Loss as the Inconsistency of a Probabilistic Dependency Graph: Choose Your Model, Not Your Loss Function
This work offers a foundational perspective for machine learning practitioners by reframing loss selection as a modeling decision, potentially simplifying theoretical and applied work in areas like optimization and inference.
The paper tackles the problem of choosing loss functions by showing that many standard losses arise as the inconsistency of probabilistic dependency graphs (PDGs), providing a unified framework. It demonstrates that this approach justifies connections between regularizers and priors, captures statistical divergences, and simplifies variational inference by deriving objectives like the ELBO from modeling assumptions.
In a world blessed with a great diversity of loss functions, we argue that that choice between them is not a matter of taste or pragmatics, but of model.

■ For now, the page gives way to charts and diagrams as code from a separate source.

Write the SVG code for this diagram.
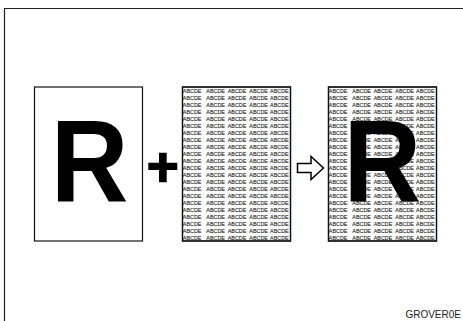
<svg xmlns="http://www.w3.org/2000/svg" xmlns:xlink="http://www.w3.org/1999/xlink" width="463" height="321" viewBox="0 0 463 321">
<style>
.box{fill:#fff;stroke:#111;stroke-width:1.2}
.pat{font-family:"Liberation Sans",Arial,sans-serif;font-size:5.4px;fill:#111;stroke:#444;stroke-width:0.12}
.bigR{font-family:"Liberation Sans",Arial,Helvetica,sans-serif;font-weight:bold;font-size:117px;fill:#000}
.lbl{font-family:"Liberation Sans",Arial,sans-serif;font-size:10px;fill:#222}
</style>
<defs>
<clipPath id="bc"><rect x="0" y="0" width="108" height="154"/></clipPath>
<g id="row"><text class="pat" y="0"><tspan x="0.3">ABCDE</tspan><tspan x="23.8">ABCDE</tspan><tspan x="45.2">ABCDE</tspan><tspan x="66.8">ABCDE</tspan><tspan x="87.6">ABCDE</tspan></text></g>
<g id="pattern">
<g clip-path="url(#bc)">
<use xlink:href="#row" y="6.3"/><use xlink:href="#row" y="13.3"/><use xlink:href="#row" y="20.3"/><use xlink:href="#row" y="27.3"/><use xlink:href="#row" y="34.3"/><use xlink:href="#row" y="41.3"/><use xlink:href="#row" y="48.3"/><use xlink:href="#row" y="55.3"/><use xlink:href="#row" y="62.3"/><use xlink:href="#row" y="69.3"/><use xlink:href="#row" y="76.3"/><use xlink:href="#row" y="83.3"/><use xlink:href="#row" y="90.3"/><use xlink:href="#row" y="97.3"/><use xlink:href="#row" y="104.3"/><use xlink:href="#row" y="111.3"/><use xlink:href="#row" y="118.3"/><use xlink:href="#row" y="125.3"/><use xlink:href="#row" y="132.3"/><use xlink:href="#row" y="139.3"/><use xlink:href="#row" y="146.3"/><use xlink:href="#row" y="153.3"/>
</g>
</g>
</defs>
<rect width="463" height="321" fill="#fff"/>
<path d="M4.5 321V8.5H463" fill="none" stroke="#222" stroke-width="1.2"/>
<g id="original">
<rect class="box" x="34.5" y="87" width="108" height="154"/>
<text class="bigR" transform="translate(50.8 202) scale(0.92 1)">R</text>
</g>
<g id="background">
<rect class="box" x="182.5" y="87" width="108" height="154"/>
<use xlink:href="#pattern" x="182.5" y="87"/>
<rect x="182.5" y="87" width="108" height="154" fill="none" stroke="#111" stroke-width="1.3"/>
</g>
<g id="result">
<rect class="box" x="328.5" y="87" width="108" height="154"/>
<use xlink:href="#pattern" x="328.5" y="87"/>
<text class="bigR" transform="translate(343.5 202) scale(0.92 1)">R</text>
<rect x="328.5" y="87" width="108" height="154" fill="none" stroke="#111" stroke-width="1.3"/>
</g>
<g id="connectors">
<path d="M148.3 162.7H177.3V170H148.3Z M159 152.7H166.7V182.3H159Z" fill="#000"/>
<polygon points="297.5,163.5 311,163.5 311,156.5 323.5,168 311,179.5 311,172.5 297.5,172.5" fill="#fff" stroke="#000" stroke-width="1.5" stroke-linejoin="miter"/>
</g>
<text class="lbl" x="461" y="318" text-anchor="end">GROVER0E</text>
</svg>
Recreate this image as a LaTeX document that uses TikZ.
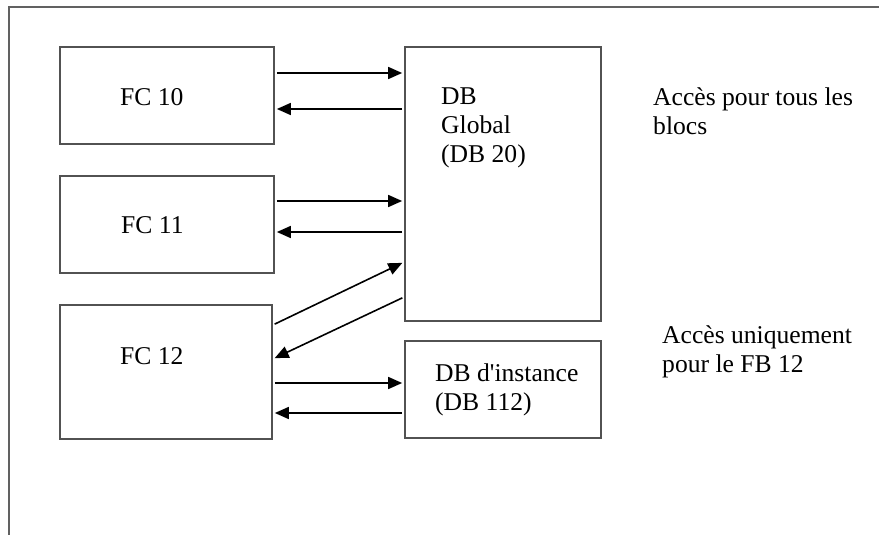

Probabilistic depencency graphs (PDGs) are probabilistic models that come equipped with a measure of "inconsistency". We prove that many standard loss functions arise as the inconsistency of a natural PDG describing the appropriate scenario, and use the same approach to justify a well-known connection between regularizers and priors. We also show that the PDG inconsistency captures a large class of statistical divergences, and detail benefits of thinking of them in this way, including an intuitive visual language for deriving inequalities between them. In variational inference, we find that the ELBO, a somewhat opaque objective for latent variable models, and variants of it arise for free out of uncontroversial modeling assumptions -- as do simple graphical proofs of their corresponding bounds. Finally, we observe that inconsistency becomes the log partition function (free energy) in the setting where PDGs are factor graphs.